When Takeovers Turn Into Makeovers

WHOEVER said that the more things change, the more they stay the same hadn't reckoned with mergers and takeovers.

Customers visiting Gump's, one of San Francisco's most loved institutions, are finding unsettling changes these days. In the luxury retailer's windows, small signs announce a clearance sale. On the first floor, display cases that once held magnificent jewelry - jade, emeralds, freshwater pearls - now stand almost empty. A similar barrenness characterizes the third floor, formerly filled with handsome furniture, lamps, and Asian antiques.

What the signs in the window don't explain is that this legendary store, which for seven generations has been synonymous with San Francisco, has been bought for an estimated $10 million by Horn & Hardart, a New Jersey company that once ran New York's Automat restaurants and now distributes mail-order catalogs.

To loyal Gump's fans, news of the sale can produce the same shock they experienced in 1978 when they heard that Avon was buying Tiffany's. At least that store still looks the same as it did when Audrey Hepburn strolled through it three decades ago in "Breakfast at Tiffany's." But here at the "Tiffany's of the West," as Gump's is known in the industry, major changes seem inevitable as new owners discontinue some of the traditional product lines that have always formed the heart of its business.

On the first day of the store's big sale three weeks ago, one customer told a local reporter, "I'm afraid this store will never be the same. It's too bad. The world is going K mart. You can't fight it." Last week customers and sales clerks alike still seemed shaken. Two well-dressed women, standing at a clearance table, looked visibly distressed as they asked a clerk, "Is it true the whole store is closing?" (No.)

What is true, sadly, is that 180 employees will be laid off. They can reapply, but no one knows how many will be rehired. Horn & Hardart has announced plans for "a downsizing" at the store, which has been plagued by losses in recent years.

Eras end regularly these days. That is not always bad - change has its virtues. But what is happening at places like Gump's symbolizes a seismic shift in retailing - a homogenization as family-owned stores get swallowed up by huge firms. Gump's itself has been owned by a Tokyo conglomerate since 1989.

Once upon a time, businesses were run by people intimately connected with the products they sold. In the case of Gump's, it was A. L. Gump, a son of the founder, who indulged his love for Oriental art by stocking his store with beautiful and exotic artifacts.

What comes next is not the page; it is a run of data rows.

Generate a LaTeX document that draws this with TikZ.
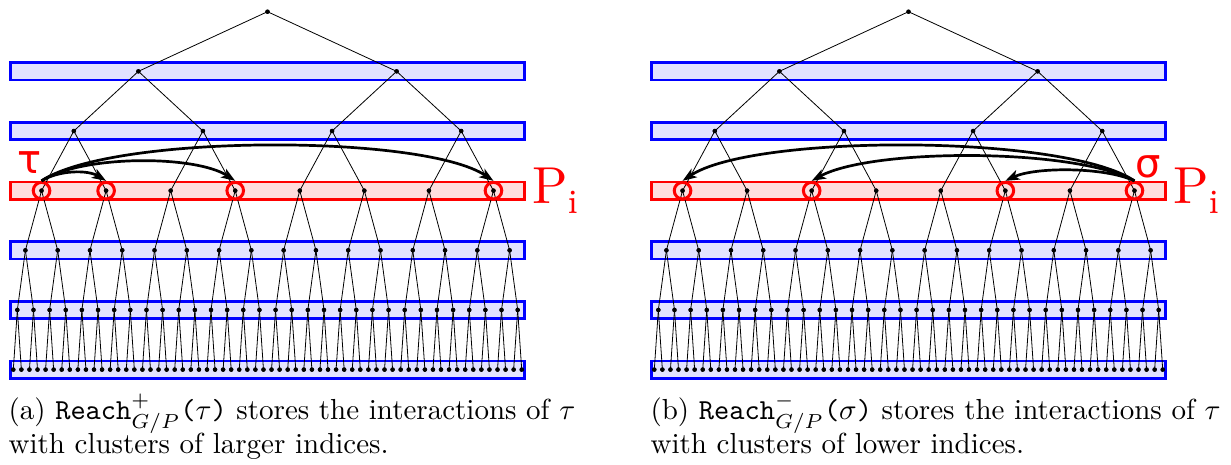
\documentclass[tikz,border=0pt]{standalone}
\usepackage{fontspec}
\newfontfamily\greekfont{DejaVu Sans}
\usetikzlibrary{arrows.meta}
\definecolor{bandblue}{RGB}{226,226,255}
\definecolor{bandred}{RGB}{255,222,222}
\tikzset{
  dot/.style={circle,fill=black,inner sep=0pt,minimum size=4.4pt},
  edge/.style={line width=0.8pt,black},
  blueband/.style={draw=blue,fill=bandblue,line width=2.8pt},
  redband/.style={draw=red,fill=bandred,line width=2.8pt},
  ring/.style={circle,draw=red,line width=3pt,minimum size=16.6pt,inner sep=0pt},
  arr/.style={line width=2.7pt,-{Stealth[length=14pt,width=10pt,inset=3.5pt]}},
  glabel/.style={text=red,font=\greekfont\fontsize{40}{48}\selectfont,inner sep=0pt,anchor=base},
  plabel/.style={text=red,font=\fontsize{10}{12}\selectfont,inner sep=0pt,anchor=base west,scale=5.2,transform shape},
  capnode/.style={font=\fontsize{10}{12}\selectfont,inner sep=0pt,anchor=base west,scale=2.9,transform shape},
}
\begin{document}
\begin{tikzpicture}[x=1pt,y=-1pt]
\useasboundingbox (0,0) rectangle (1231,464);
% bands
\foreach \off in {0,641} {
  \foreach \k in {1,...,6} {
    \pgfmathsetmacro{\yy}{11.7+59.65*\k}
    \ifnum\k=3
      \draw[redband] ({\off+10.8},{\yy-8.7}) rectangle ({\off+524.3},{\yy+8.7});
    \else
      \draw[blueband] ({\off+10.8},{\yy-8.7}) rectangle ({\off+524.3},{\yy+8.7});
    \fi
  }
}
% tree nodes
\foreach \p/\off in {a/0,b/641} {
  \foreach \k in {0,...,6} {
    \pgfmathtruncatemacro{\cnt}{2^\k-1}
    \pgfmathtruncatemacro{\w}{2^(6-\k)}
    \foreach \j in {0,...,\cnt} {
      \node[dot] (\p-\k-\j) at ({\off+13.3+8.07*(\j*\w+(\w-1)/2)},{11.7+59.65*\k}) {};
    }
  }
}
% tree edges
\foreach \p in {a,b} {
  \foreach \k in {0,...,5} {
    \pgfmathtruncatemacro{\cnt}{2^\k-1}
    \pgfmathtruncatemacro{\kk}{\k+1}
    \foreach \j in {0,...,\cnt} {
      \pgfmathtruncatemacro{\l}{2*\j}
      \pgfmathtruncatemacro{\r}{2*\j+1}
      \draw[edge] (\p-\k-\j.center) -- (\p-\kk-\l.center);
      \draw[edge] (\p-\k-\j.center) -- (\p-\kk-\r.center);
    }
  }
}
% redraw dots on top
\foreach \p/\off in {a/0,b/641} {
  \foreach \k in {0,...,6} {
    \pgfmathtruncatemacro{\cnt}{2^\k-1}
    \foreach \j in {0,...,\cnt} {
      \fill (\p-\k-\j.center) circle (2.2pt);
    }
  }
}
% rings
\node[ring] (ra0) at (a-3-0) {};
\node[ring] (ra1) at (a-3-1) {};
\node[ring] (ra3) at (a-3-3) {};
\node[ring] (ra7) at (a-3-7) {};
\node[ring] (rb0) at (b-3-0) {};
\node[ring] (rb2) at (b-3-2) {};
\node[ring] (rb5) at (b-3-5) {};
\node[ring] (rb7) at (b-3-7) {};
% arrows
\draw[arr] (ra0.north) .. controls +(18,-11) and +(-18,-11) .. (ra1.north);
\draw[arr] (ra0.north) .. controls +(40,-26) and +(-40,-26) .. (ra3.north);
\draw[arr] (ra0.north) .. controls +(70,-47) and +(-70,-47) .. (ra7.north);
\draw[arr] (rb7.north) .. controls +(-30,-14) and +(30,-14) .. (rb5.north);
\draw[arr] (rb7.north) .. controls +(-60,-33) and +(60,-33) .. (rb2.north);
\draw[arr] (rb7.north) .. controls +(-70,-47) and +(70,-47) .. (rb0.north);
% labels
\node[glabel] (tau) at (30,173) {τ};
\node[glabel] (sigma) at (1148,177) {σ};
\node[plabel] (pa) at (531,203) {P\raisebox{-2.1pt}{\fontsize{6.5}{8}\selectfont i}};
\node[plabel] (pb) at (1172,203) {P\raisebox{-2.1pt}{\fontsize{6.5}{8}\selectfont i}};
% captions
\node[capnode] (ca1) at (8,419) {(a) \texttt{Reach}$^{+}_{G/P}$\texttt{(}$\tau$\texttt{)} stores the interactions of $\tau$};
\node[capnode] (ca2) at (8,453) {with clusters of larger indices.};
\node[capnode] (cb1) at (650,419) {(b) \texttt{Reach}$^{-}_{G/P}$\texttt{(}$\sigma$\texttt{)} stores the interactions of $\tau$};
\node[capnode] (cb2) at (650,453) {with clusters of lower indices.};
\end{tikzpicture}
\end{document}
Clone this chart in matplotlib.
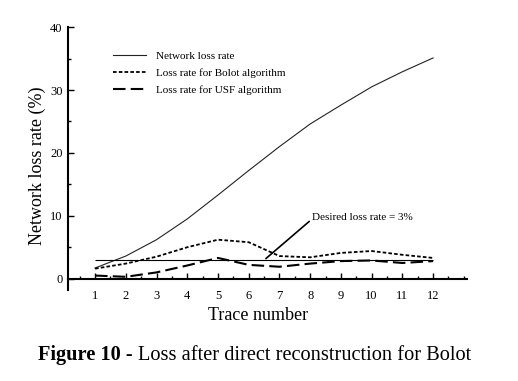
import numpy as np
import matplotlib
matplotlib.use('Agg')
import matplotlib.pyplot as plt
from matplotlib.ticker import MultipleLocator

plt.rcParams['font.family'] = ['Liberation Serif', 'DejaVu Serif']

# data
traces = [1, 2, 3, 4, 5, 6, 7, 8, 9, 10, 11, 12]
network_loss = [1.7, 3.6, 6.2, 9.5, 13.3, 17.2, 21.0, 24.6, 27.6, 30.5, 32.9, 35.1]
bolot_loss = [1.6, 2.4, 3.5, 5.0, 6.2, 5.8, 3.6, 3.4, 4.1, 4.4, 3.8, 3.3]
usf_loss = [0.5, 0.3, 1.0, 2.1, 3.3, 2.2, 1.9, 2.4, 2.8, 2.9, 2.5, 2.8]
desired_rate = 3
x_ticks = list(range(1, 13))
y_ticks = [0, 10, 20, 30, 40]

fig = plt.figure(figsize=(5.18, 3.81), dpi=100)
ax = fig.add_axes([0.1313, 0.2388, 0.770, 0.690])

ax.plot(traces, network_loss, '-', color='#222222', linewidth=0.8,
        label='Network loss rate')
ax.plot(traces, bolot_loss, color='black', linewidth=1.3,
        dashes=(2, 1.2), label='Loss rate for Bolot algorithm')
ax.plot(traces, usf_loss, color='black', linewidth=1.5,
        dashes=(6, 2.5), label='Loss rate for USF algorithm')

# desired loss rate reference line
ax.hlines(desired_rate, traces[0], traces[-1], color='black', linewidth=0.8)
ax.annotate('Desired loss rate = 3%', xy=(6.56, desired_rate + 0.2),
            xytext=(8.06, 9.7), ha='left', va='center', fontsize=8,
            arrowprops=dict(arrowstyle='-', color='black', lw=1.2,
                            shrinkA=0, shrinkB=0, relpos=(0, 0.35)))

ax.set_xlim(0.12, 13.1)
ax.set_ylim(-1.8, 40)

# axes styling
ax.spines['top'].set_visible(False)
ax.spines['right'].set_visible(False)
ax.spines['bottom'].set_position(('data', 0))
ax.spines['bottom'].set_linewidth(1.5)
ax.spines['left'].set_linewidth(1.5)

ax.set_xticks(x_ticks)
ax.set_yticks(y_ticks)
ax.xaxis.set_minor_locator(MultipleLocator(0.5))
ax.yaxis.set_minor_locator(MultipleLocator(5))
ax.tick_params(axis='x', which='major', direction='in', length=4, width=1,
               pad=8, labelsize=9)
ax.tick_params(axis='x', which='minor', direction='in', length=2.5, width=1)
ax.tick_params(axis='y', which='major', direction='in', length=4, width=1,
               pad=4, labelsize=9)
ax.tick_params(axis='y', which='minor', direction='in', length=2.5, width=1)

# Make a legend
ax.legend(loc='upper left', bbox_to_anchor=(0.1025, 0.924), frameon=False,
          fontsize=8, handlelength=2.9, handletextpad=0.9, labelspacing=0.62,
          borderaxespad=0)

fig.text(258 / 518, 1 - 316 / 381, 'Trace number', ha='center', va='center',
         fontsize=13)
fig.text(37 / 518, 1 - 166 / 381, 'Network loss rate (%)', ha='center',
         va='center', rotation=90, fontsize=13)

# caption: bold part followed by regular part
bold = fig.text(38 / 518, 1 - 355 / 381, 'Figure 10 - ', ha='left',
                va='center', fontsize=14.7, fontweight='bold')
fig.canvas.draw()
bb = bold.get_window_extent()
fig.text(bb.x1 / fig.bbox.width, 1 - 355 / 381,
         'Loss after direct reconstruction for Bolot', ha='left',
         va='center', fontsize=14.7)

fig.savefig('out.png', dpi=100)
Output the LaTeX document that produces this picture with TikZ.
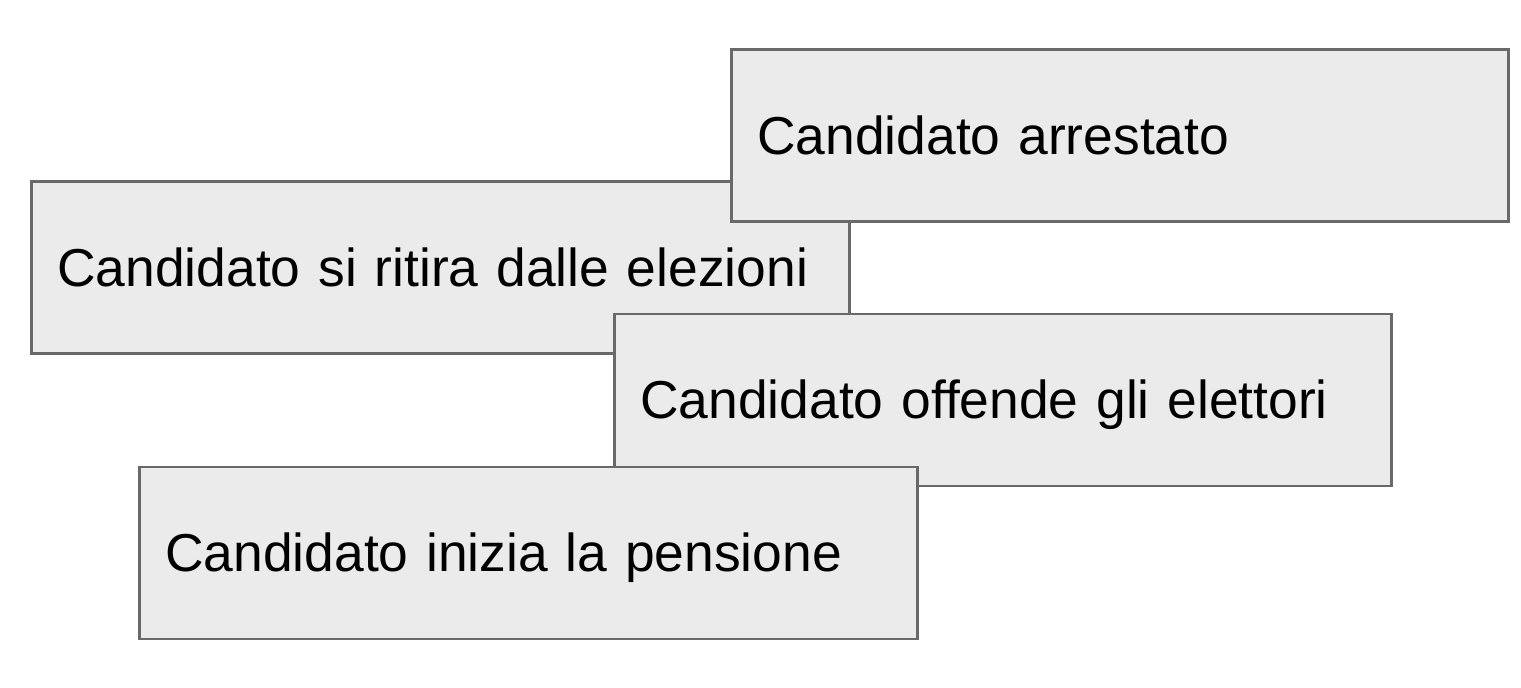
\documentclass[tikz,border=0pt]{standalone}
\usepackage{fontspec}
\setmainfont{Liberation Sans}
\definecolor{boxfill}{HTML}{EBEBEB}
\definecolor{boxline}{HTML}{696969}
\tikzset{
  evbox/.style={draw=boxline, fill=boxfill, line width=2.5pt, rectangle,
    anchor=north west, minimum height=172pt,
    text width=#1-52pt, inner xsep=26pt, inner ysep=0pt, align=left,
    text height=38pt, text depth=0pt,
    font=\fontsize{53.4}{60}\selectfont, text=black},
  evbox/.default=777pt
}
\begin{document}
\begin{tikzpicture}[x=1pt,y=-1pt]
\useasboundingbox[fill=white] (0,0) rectangle (1521,688);
\node[evbox=818pt] (ritira) at (30,180) {Candidato si ritira dalle elezioni};
\node[evbox] (arrestato) at (730,48) {Candidato arrestato};
\node[evbox] (offende) at (613,312.5) {Candidato offende gli elettori};
\node[evbox=778pt] (pensione) at (138,465.5) {Candidato inizia la pensione};
\end{tikzpicture}
\end{document}
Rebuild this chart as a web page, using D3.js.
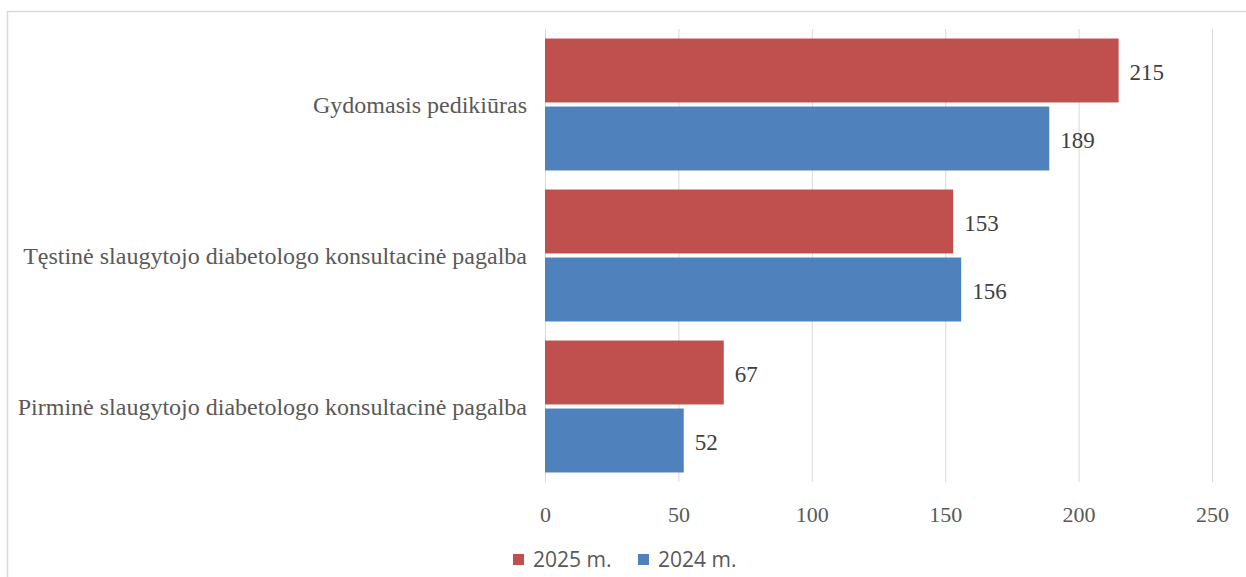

Now family-owned stores appear to be an endangered species. It takes a corporate family tree to keep track of parent companies and their widely scattered offspring. With the malling of America, one mall becomes almost indistinguishable from another, each filled with chain stores offering identical goods.

How remotely can mind and heart and body distance themselves from an enterprise without damaging that enterprise? Can the agri-businessmen operating in three-piece suits from a city skyscraper, watching their crops grow as dollar signs on a computer screen, ever know what a farmer knows with the dirt under his fingernails, smelling his crop? And can the financiers who now run publishing companies ever understand the book business the way the tweedy editors they have replaced do?

The merger-magicians buy a bakery, hire an ad agency to write copy praising old-fashioned pure ingredients, and employ an actor to twang about bakin' with a little bit of love. But could the new moguls bake a corn muffin if their lives depended on it?

As the marketplace grows daily more abstract, with the focus on spreadsheets rather than the goods themselves, the old hands-on connections are being lost between manufacturers and their products, between sellers and buyers. Manufacture by automation, shopping by interactive TV - this is the promise of the future. The supposition is: Who needs to meet the customers face to face when your computers can interface? Maybe. But first, somebody should check it out with the customers at Gump's and a thousand ot her stores who feel they have lost their store.